How To Perform The Wide Grip Cable Row
- Using a wide bar attachment, grasp the bar at the base of the curve.
- Keeping your back straight, fully extend your arms creating tension in the cable. This will be your starting point.
- Begin to row the bar just below the chest. Bend your elbows to form a 90 degree angle and align with the back. Focus on the contraction in the traps and rhomboids as you reach the top of the movement.
- After squeezing at the top briefly, slowly allow your elbows to return to your sides.
- Continue to extend your arms until they’re straight and the bar returns to the starting position. Keep your back straight and feel the stretch in your lats. Repeat this process for reps.
Bent Over Row
The bent over barbell row is definitely the close cousin of the meadows row. Both exercises are performed with the torso facing the floor, both focus on rowing the bar vertically, and both require a particular focus on technique. The bent over row is a staple exercise of back training, targeting the lats, teres major, traps, rhomboids, erector spinae, but also the muscles of the arms like the bicep brachi, brachialis, brachioradialis (2).
When performing the bent-over row please be conscious of your back at all times. Avoid rounding the upper back, letting the hips rise ahead of or faster than the shoulders, or rowing the bar too far in front of the body.
How To Perform The Bent-Over Row
- With your feet shoulder-width apart, squat down with your torso a little higher than hip height. Keep your knees slightly bent take hold of the barbell with a closed, pronated grip. Make sure the bar is close to your shins and your arms are fully extended. This will be your starting position.
- While maintaining a flat back begin lifting the bar off the ground by flexing the elbows towards the torso and pulling the bar towards the stomach.
- Hold a few inches away from the torso for a brief moment. Feel the contraction in your back as the muscles of the back glide towards the spine.
- Slowly return the barbell towards the floor until your arms are fully extended. Remember to keep your back rigid and in a neutral position to prevent injury. Repeat for reps.
The horizontal row and exercises such as inverted rows, bent-over rows and seated rows are more suited for stimulating the midline muscles of the back: the trapezius, infraspinatus, erector spinae. In contrast vertical pulling exercises like pull ups are more effective at stimulating the muscles of the lats compared to inverted rows and others like it.
How To Perform The Horizontal Row
- Find a smith machine or power rack and adjust the barbell to the height of your hips. If you’re a beginner or want to perform the row with less difficulty, raise the barbell higher. Lower it if you want more of a challenge.
- Take ahold of the barbell with a probated (overhand) grip and adjust your hand width a little past shoulder width apart.

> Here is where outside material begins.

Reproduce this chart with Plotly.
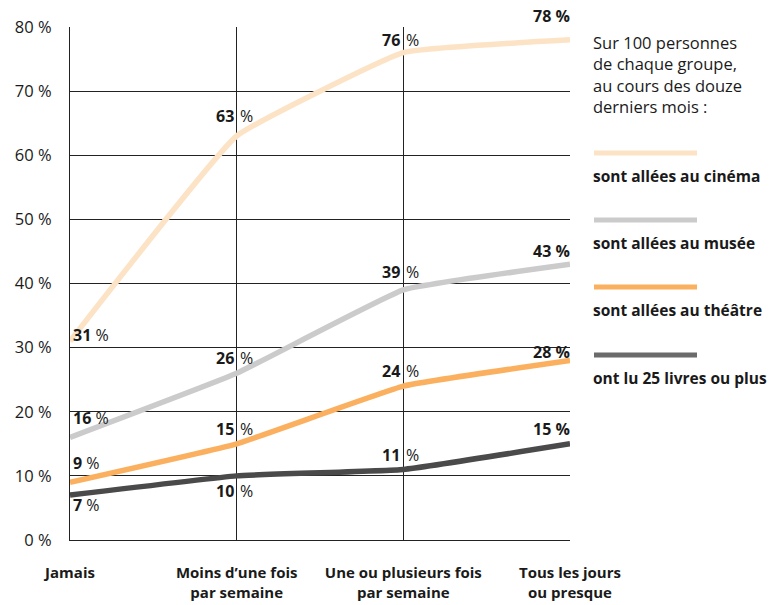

- Walk your feet out past the barbell until your body is straight and your arms and chest are directly beneath the bar.
- Breath in deeply, tighten your core, brace your chest, and begin rowing your body up towards the bar. Make sure your arms are parallel with the floor and you keep constant tension on your back muscle.
- Pause either just before or when your chest makes contact with the barbell, really feeling the contraction in your back and arms.
- Exhale and begin lowering your body down slowly. Keep your body controlled and don’t release tension until your arms are straight and you’ve returned to the starting position.